Eleven thousand dead. Do you know where your old man was on that day? He was on that Borg Cube, setting the world on fire!
Liam Shaw
Eleven thousand dead. Do you know where your old man was on that day? He was on that Borg Cube, setting the world on fire!
Liam Shaw
I’d like to think the fleet would last longer and some captain would have realized that ramming a Borg cube at 0.5 to 1c relativistic speed. Would’ve been the equivalent of millions of photon torpedoes hitting it at once.
Raming speed with a warp core breach and deactivating all antimatter contaiment inside the cube would have split the cube in half if not fully destroyed it.
Kinetic weapons are overlooked in Star Trek. A ship the size of Voyager moving at 0.5c relativistic speed would impact with the force of approximately 1,882,170,172 Megatons (if my math is correct). A photon torpedo or high end real world nuclear warhead is around 50-60 megatons. I doubt there'd be molecules left of the Borg cube. Maybe even all the atomic bonds would be split apart with that much energy.

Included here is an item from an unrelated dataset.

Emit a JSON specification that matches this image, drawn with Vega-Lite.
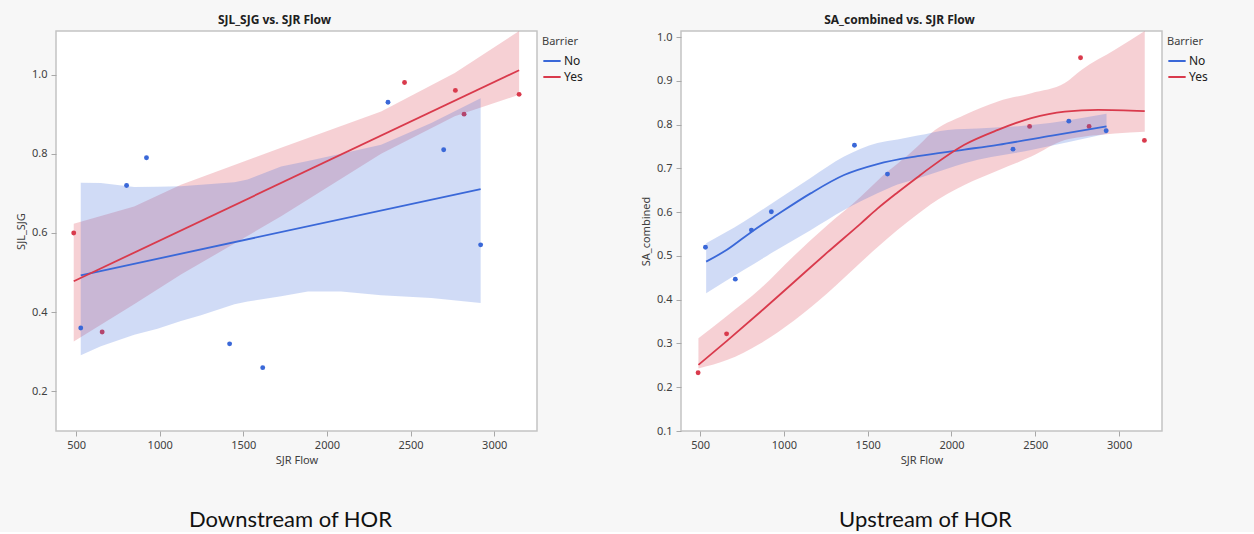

I doubt there'd be any life on any of the surrounding starships. Within a few hundred thousand Km of the collision.
Definitely, brings up a question I had: Are photon torpedoes contact or proximity fused? Which brings up a second question: Would a torpedo do more damage from kinetic impact at c or from the anti-matter/matter annihilation? I assume that the kinetic energy isn't able to be calculated at c, but 99.99% ought to be close enough.
They appear to have both options for detonation. They’d make better kinetic weapons. Assuming they weigh around 500kg. At near light speed. They’d hit with over 5,300 megatons while their antimatter yield is only 64 megatons.
Thanks for running the math! So now the next question, that can't be answered, given enough distance to target, would it be better to use all the antimatter as propellant to accelerate to a higher speed? I'm assuming this can't be answered as there's no way to calculate anything related to warp drive or for speeds faster than c. For 'close' to real world, perhaps it would about even out? The kinetic energy contained in the fuel would approximately equal the energy gained by accelerating the device. But, isn't it pretty much assumed that warp tech/magic involves gaining many orders of magnitude more energy out in kinetic energy than the drive generates from anti-matter annihilation, through the magic of the warp bubble?
Warp has its own destructive problems.All I know is that with warp. The object isn’t moving through space. Space is moving around the object.
At relativistic speeds. You hit on one of the problems of Star Trek. The enormous energies required for impulse speed (0.25c, Voyager). A torpedo going at just full impulse would require much more antimatter than the warhead carries to accelerate.